§ Supplied data:
## Start
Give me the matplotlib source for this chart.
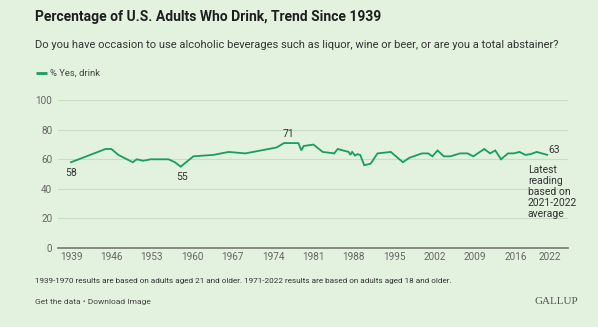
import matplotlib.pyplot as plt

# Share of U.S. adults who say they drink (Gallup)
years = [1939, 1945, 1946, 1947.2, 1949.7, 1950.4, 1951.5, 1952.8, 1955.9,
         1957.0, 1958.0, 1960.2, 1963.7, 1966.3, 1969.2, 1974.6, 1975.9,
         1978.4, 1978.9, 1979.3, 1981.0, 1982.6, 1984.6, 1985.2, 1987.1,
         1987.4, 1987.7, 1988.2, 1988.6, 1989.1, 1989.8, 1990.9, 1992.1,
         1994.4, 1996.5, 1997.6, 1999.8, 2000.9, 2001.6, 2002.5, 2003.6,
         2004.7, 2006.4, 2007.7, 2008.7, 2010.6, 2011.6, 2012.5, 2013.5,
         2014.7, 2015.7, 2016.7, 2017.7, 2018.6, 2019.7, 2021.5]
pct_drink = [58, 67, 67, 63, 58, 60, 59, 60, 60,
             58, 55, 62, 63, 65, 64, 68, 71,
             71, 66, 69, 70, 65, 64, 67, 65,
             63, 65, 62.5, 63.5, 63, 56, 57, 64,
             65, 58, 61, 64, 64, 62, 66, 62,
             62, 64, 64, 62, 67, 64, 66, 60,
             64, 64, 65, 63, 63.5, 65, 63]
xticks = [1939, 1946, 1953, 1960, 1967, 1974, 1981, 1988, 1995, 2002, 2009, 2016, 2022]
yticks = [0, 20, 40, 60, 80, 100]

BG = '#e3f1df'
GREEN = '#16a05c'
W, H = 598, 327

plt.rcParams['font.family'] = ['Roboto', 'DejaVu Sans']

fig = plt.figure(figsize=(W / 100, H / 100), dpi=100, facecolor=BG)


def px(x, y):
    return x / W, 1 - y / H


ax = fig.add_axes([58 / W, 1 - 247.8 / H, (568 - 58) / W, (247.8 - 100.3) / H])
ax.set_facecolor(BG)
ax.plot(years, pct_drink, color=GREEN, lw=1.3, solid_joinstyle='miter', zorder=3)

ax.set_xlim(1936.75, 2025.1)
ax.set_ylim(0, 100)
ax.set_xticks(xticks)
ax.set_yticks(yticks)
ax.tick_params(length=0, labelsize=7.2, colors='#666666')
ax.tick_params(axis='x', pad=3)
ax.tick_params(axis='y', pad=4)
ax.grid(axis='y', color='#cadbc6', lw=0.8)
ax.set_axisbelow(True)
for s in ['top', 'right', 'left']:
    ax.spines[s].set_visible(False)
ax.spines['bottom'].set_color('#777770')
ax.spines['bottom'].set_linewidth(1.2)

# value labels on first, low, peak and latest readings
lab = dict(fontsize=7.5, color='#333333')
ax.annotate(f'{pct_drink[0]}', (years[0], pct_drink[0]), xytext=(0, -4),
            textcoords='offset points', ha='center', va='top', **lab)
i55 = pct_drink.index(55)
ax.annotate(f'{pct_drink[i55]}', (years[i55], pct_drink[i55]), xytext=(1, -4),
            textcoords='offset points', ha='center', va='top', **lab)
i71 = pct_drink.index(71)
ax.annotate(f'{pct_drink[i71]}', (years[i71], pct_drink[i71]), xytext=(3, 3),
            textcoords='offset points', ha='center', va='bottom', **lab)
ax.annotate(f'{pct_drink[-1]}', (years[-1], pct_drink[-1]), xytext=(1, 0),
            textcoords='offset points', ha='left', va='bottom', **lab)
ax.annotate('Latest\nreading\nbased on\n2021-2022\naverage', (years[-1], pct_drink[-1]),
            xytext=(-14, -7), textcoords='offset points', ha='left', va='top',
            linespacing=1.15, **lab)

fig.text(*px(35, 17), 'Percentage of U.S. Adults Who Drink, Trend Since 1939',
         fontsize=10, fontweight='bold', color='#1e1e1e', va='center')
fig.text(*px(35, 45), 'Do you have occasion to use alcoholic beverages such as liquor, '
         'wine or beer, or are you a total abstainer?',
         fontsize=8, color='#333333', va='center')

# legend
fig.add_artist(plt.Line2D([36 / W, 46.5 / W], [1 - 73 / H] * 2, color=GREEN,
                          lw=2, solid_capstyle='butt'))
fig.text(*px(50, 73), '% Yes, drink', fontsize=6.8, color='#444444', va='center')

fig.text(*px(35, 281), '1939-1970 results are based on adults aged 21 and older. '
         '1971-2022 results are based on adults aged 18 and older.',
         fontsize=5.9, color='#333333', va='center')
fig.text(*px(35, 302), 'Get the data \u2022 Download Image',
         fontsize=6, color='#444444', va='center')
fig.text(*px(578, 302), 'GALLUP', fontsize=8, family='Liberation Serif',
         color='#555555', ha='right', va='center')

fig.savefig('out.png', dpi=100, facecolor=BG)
## End
§ The problem: Would you return the data exactly as written, without the pictures?

§ Task result:
Give me the matplotlib source for this chart.
import matplotlib.pyplot as plt

# Share of U.S. adults who say they drink (Gallup)
years = [1939, 1945, 1946, 1947.2, 1949.7, 1950.4, 1951.5, 1952.8, 1955.9,
         1957.0, 1958.0, 1960.2, 1963.7, 1966.3, 1969.2, 1974.6, 1975.9,
         1978.4, 1978.9, 1979.3, 1981.0, 1982.6, 1984.6, 1985.2, 1987.1,
         1987.4, 1987.7, 1988.2, 1988.6, 1989.1, 1989.8, 1990.9, 1992.1,
         1994.4, 1996.5, 1997.6, 1999.8, 2000.9, 2001.6, 2002.5, 2003.6,
         2004.7, 2006.4, 2007.7, 2008.7, 2010.6, 2011.6, 2012.5, 2013.5,
         2014.7, 2015.7, 2016.7, 2017.7, 2018.6, 2019.7, 2021.5]
pct_drink = [58, 67, 67, 63, 58, 60, 59, 60, 60,
             58, 55, 62, 63, 65, 64, 68, 71,
             71, 66, 69, 70, 65, 64, 67, 65,
             63, 65, 62.5, 63.5, 63, 56, 57, 64,
             65, 58, 61, 64, 64, 62, 66, 62,
             62, 64, 64, 62, 67, 64, 66, 60,
             64, 64, 65, 63, 63.5, 65, 63]
xticks = [1939, 1946, 1953, 1960, 1967, 1974, 1981, 1988, 1995, 2002, 2009, 2016, 2022]
yticks = [0, 20, 40, 60, 80, 100]

BG = '#e3f1df'
GREEN = '#16a05c'
W, H = 598, 327

plt.rcParams['font.family'] = ['Roboto', 'DejaVu Sans']

fig = plt.figure(figsize=(W / 100, H / 100), dpi=100, facecolor=BG)


def px(x, y):
    return x / W, 1 - y / H


ax = fig.add_axes([58 / W, 1 - 247.8 / H, (568 - 58) / W, (247.8 - 100.3) / H])
ax.set_facecolor(BG)
ax.plot(years, pct_drink, color=GREEN, lw=1.3, solid_joinstyle='miter', zorder=3)

ax.set_xlim(1936.75, 2025.1)
ax.set_ylim(0, 100)
ax.set_xticks(xticks)
ax.set_yticks(yticks)
ax.tick_params(length=0, labelsize=7.2, colors='#666666')
ax.tick_params(axis='x', pad=3)
ax.tick_params(axis='y', pad=4)
ax.grid(axis='y', color='#cadbc6', lw=0.8)
ax.set_axisbelow(True)
for s in ['top', 'right', 'left']:
    ax.spines[s].set_visible(False)
ax.spines['bottom'].set_color('#777770')
ax.spines['bottom'].set_linewidth(1.2)

# value labels on first, low, peak and latest readings
lab = dict(fontsize=7.5, color='#333333')
ax.annotate(f'{pct_drink[0]}', (years[0], pct_drink[0]), xytext=(0, -4),
            textcoords='offset points', ha='center', va='top', **lab)
i55 = pct_drink.index(55)
ax.annotate(f'{pct_drink[i55]}', (years[i55], pct_drink[i55]), xytext=(1, -4),
            textcoords='offset points', ha='center', va='top', **lab)
i71 = pct_drink.index(71)
ax.annotate(f'{pct_drink[i71]}', (years[i71], pct_drink[i71]), xytext=(3, 3),
            textcoords='offset points', ha='center', va='bottom', **lab)
ax.annotate(f'{pct_drink[-1]}', (years[-1], pct_drink[-1]), xytext=(1, 0),
            textcoords='offset points', ha='left', va='bottom', **lab)
ax.annotate('Latest\nreading\nbased on\n2021-2022\naverage', (years[-1], pct_drink[-1]),
            xytext=(-14, -7), textcoords='offset points', ha='left', va='top',
            linespacing=1.15, **lab)

fig.text(*px(35, 17), 'Percentage of U.S. Adults Who Drink, Trend Since 1939',
         fontsize=10, fontweight='bold', color='#1e1e1e', va='center')
fig.text(*px(35, 45), 'Do you have occasion to use alcoholic beverages such as liquor, '
         'wine or beer, or are you a total abstainer?',
         fontsize=8, color='#333333', va='center')

# legend
fig.add_artist(plt.Line2D([36 / W, 46.5 / W], [1 - 73 / H] * 2, color=GREEN,
                          lw=2, solid_capstyle='butt'))
fig.text(*px(50, 73), '% Yes, drink', fontsize=6.8, color='#444444', va='center')

fig.text(*px(35, 281), '1939-1970 results are based on adults aged 21 and older. '
         '1971-2022 results are based on adults aged 18 and older.',
         fontsize=5.9, color='#333333', va='center')
fig.text(*px(35, 302), 'Get the data \u2022 Download Image',
         fontsize=6, color='#444444', va='center')
fig.text(*px(578, 302), 'GALLUP', fontsize=8, family='Liberation Serif',
         color='#555555', ha='right', va='center')

fig.savefig('out.png', dpi=100, facecolor=BG)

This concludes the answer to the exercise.